1937 film by Mervyn LeRoy

The King and the Chorus Girl is a 1937 American romantic comedy film directed by Mervyn LeRoy and starring Fernand Gravey, Joan Blondell and Edward Everett Horton.

Gravey (billed as "Gravet") was at the time the subject of a significant studio publicity campaign to build his image.

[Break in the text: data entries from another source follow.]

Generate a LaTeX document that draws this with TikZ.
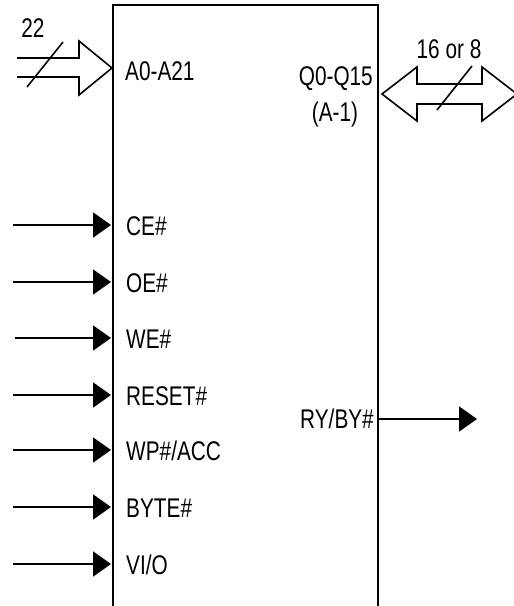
\documentclass[tikz,border=0pt]{standalone}
\usepackage{fontspec}
\setmainfont{Liberation Sans}[FakeStretch=0.77]
\usetikzlibrary{arrows.meta}
\begin{document}
\begin{tikzpicture}[x=1pt,y=-1pt,
  wire/.style={line width=2pt},
  sig/.style={line width=2pt,-{Triangle[length=18pt,width=25pt]}},
  bus/.style={line width=1.6pt,line join=miter},
  lbl/.style={inner sep=0pt,font=\fontsize{27}{29}\selectfont}
]
\useasboundingbox (0,0) rectangle (514,606);
% chip body (open at the bottom)
\coordinate (chipBL) at (113,606);
\coordinate (chipTL) at (113,5);
\coordinate (chipTR) at (378,5);
\coordinate (chipBR) at (378,606);
\draw[wire] (chipBL) -- (chipTL) -- (chipTR) -- (chipBR);

% address bus
\draw[bus] (17,58) -- (79,58) -- (79,41) -- (112,68) -- (79,95) -- (79,77) -- (17,77);
\draw[line width=1.6pt] (27,87) -- (63,42);
\node[lbl,anchor=base] (n22) at (33,37) {22};
\node[lbl,anchor=base west] (la) at (125,80) {A0-A21};

% data bus
\draw[bus] (382,94) -- (417,67) -- (417,84) -- (482,84) -- (482,67) -- (517,94)
  -- (482,121) -- (482,104) -- (417,104) -- (417,121) -- cycle;
\draw[line width=1.6pt] (437,110) -- (472,66);
\node[lbl,anchor=base] (n16) at (449,58) {16 or 8};
\node[lbl,anchor=base east] (lq) at (373,85) {Q0-Q15};
\node[lbl,anchor=base] (lq2) at (335,121) {(A-1)};

% control inputs
\foreach \nm/\yy/\xs/\txt in {ce/225/13/{CE\#}, oe/282/13/{OE\#}, we/338/15/{WE\#},
  reset/395/13/{RESET\#}, wp/450/13/{WP\#/ACC}, byte/507/13/{BYTE\#}, vio/564/13/{VI/O}}{
  \coordinate (\nm S) at (\xs,\yy);
  \coordinate (\nm E) at (111,\yy);
  \draw[sig] (\nm S) -- (\nm E);
  \node[lbl,anchor=base west] (\nm L) at (126,\yy+10) {\txt};
}

% ready/busy output
\coordinate (ryS) at (378,419);
\coordinate (ryE) at (477,419);
\draw[sig] (ryS) -- (ryE);
\node[lbl,anchor=base east] (ryL) at (374,428) {RY/BY\#};
\end{tikzpicture}
\end{document}
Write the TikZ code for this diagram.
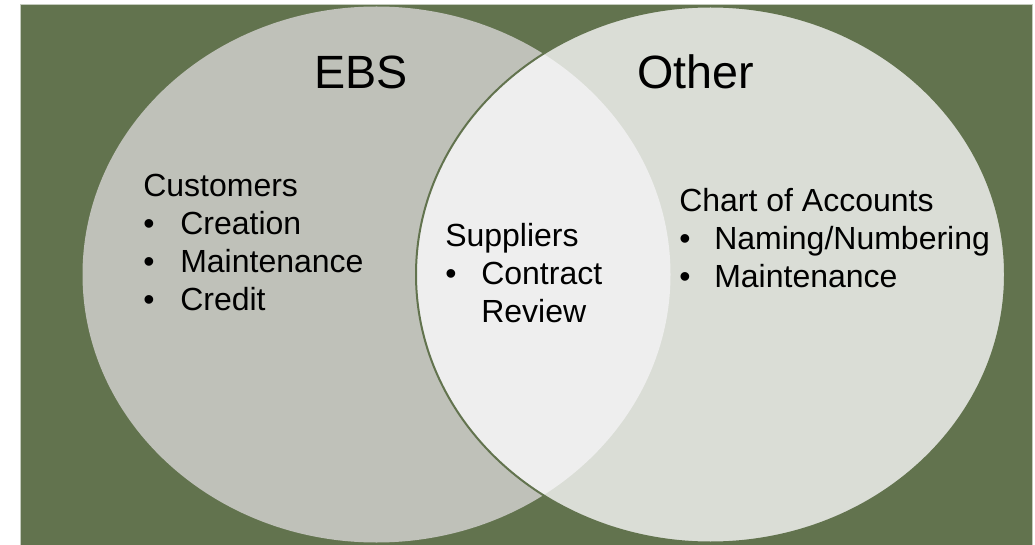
\documentclass[tikz,border=0pt]{standalone}
\usepackage{fontspec}
\setmainfont{Liberation Sans}
\usetikzlibrary{positioning}
\definecolor{bggreen}{HTML}{62734E}
\definecolor{ebsgray}{HTML}{BFC1B9}
\definecolor{othergray}{HTML}{DADDD6}
\definecolor{lensgray}{HTML}{EEEEEE}
\definecolor{rimgray}{HTML}{C4CBBD}

\begin{document}
\begin{tikzpicture}[x=0.75pt,y=-0.75pt]
\tikzset{settitle/.style={font=\fontsize{35}{42}\selectfont,anchor=base,inner sep=0pt}}
\tikzset{setline/.style={font=\fontsize{24}{28}\selectfont,anchor=base west,inner sep=0pt}}
\tikzset{setdot/.style={setline}}
\tikzset{ebsset/.style={fill=ebsgray}}
\tikzset{otherset/.style={fill=othergray}}
\useasboundingbox (0,0) rectangle (1035,545);
\fill[white] (0,0) rectangle (1035,545);
\filldraw[fill=bggreen,draw=rimgray,line width=0.6pt] (20,4) rectangle (1032,545);
\fill[ebsset] (376.5,274.5) ellipse [x radius=294,y radius=268];
\fill[otherset] (710.5,274.5) ellipse [x radius=294.5,y radius=268];
\begin{scope}
\clip (376.5,274.5) ellipse [x radius=294,y radius=268];
\fill[lensgray] (710.5,274.5) ellipse [x radius=294.5,y radius=268];
\end{scope}
\draw[bggreen,line width=1.5pt] (710.5,274.5) ellipse [x radius=294.5,y radius=268];
\node[settitle] (ebs) at (361,88.5) {EBS};
\node[settitle] (other) at (695.5,88.5) {Other};
\node[setline] (cust) at (143,196.5) {Customers};
\node[setdot] (custdotA) at (143,234.5) {\textbullet};
\node[setline] (custA) at (180,234.5) {Creation};
\node[setdot] (custdotB) at (143,272.5) {\textbullet};
\node[setline] (custB) at (180,272.5) {Maintenance};
\node[setdot] (custdotC) at (143,310.5) {\textbullet};
\node[setline] (custC) at (180,310.5) {Credit};
\node[setline] (supp) at (445,246.5) {Suppliers};
\node[setdot] (suppdot) at (445,284.5) {\textbullet};
\node[setline] (suppA) at (481,284.5) {Contract};
\node[setline] (suppB) at (481,322.5) {Review};
\node[setline] (coa) at (679,211.5) {Chart of Accounts};
\node[setdot] (coadotA) at (679,249.5) {\textbullet};
\node[setline] (coaA) at (714,249.5) {Naming/Numbering};
\node[setdot] (coadotB) at (679,287.5) {\textbullet};
\node[setline] (coaB) at (714,287.5) {Maintenance};
\end{tikzpicture}
\end{document}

The film is notable for being the only one with a screenplay officially credited to Groucho Marx.

==Plot==
Alfred VII is a young and rich deposed king in exile in Paris and monumentally bored. When he becomes involved with a chorus girl whom he accidentally insults (by falling asleep), her indignation provides an opportunity for his loyal courtiers to bring him back to life.

== Cast ==
- Fernand Gravey as Alfred Bruger VII
- Joan Blondell as Miss Dorothy Ellis
- Edward Everett Horton as Count Humbert Evel Bruger
- Alan Mowbray as Donald Taylor
- Mary Nash as Duchess Anna of Elberfield
- Jane Wyman as Babette Latour
- Luis Alberni as Gaston
- Lionel Pape as Professor Kornisch
- Kenny Baker as Folies Bergère Soloist
- Al Shaw and Sam Lee (Shaw and Lee) as Folies Bergère Entertainers
- unbilled players include Virginia Dabney and Carole Landis

==Production==
The King and the Chorus Girl was in production in early November, and filming wrapped up in late December, 1936.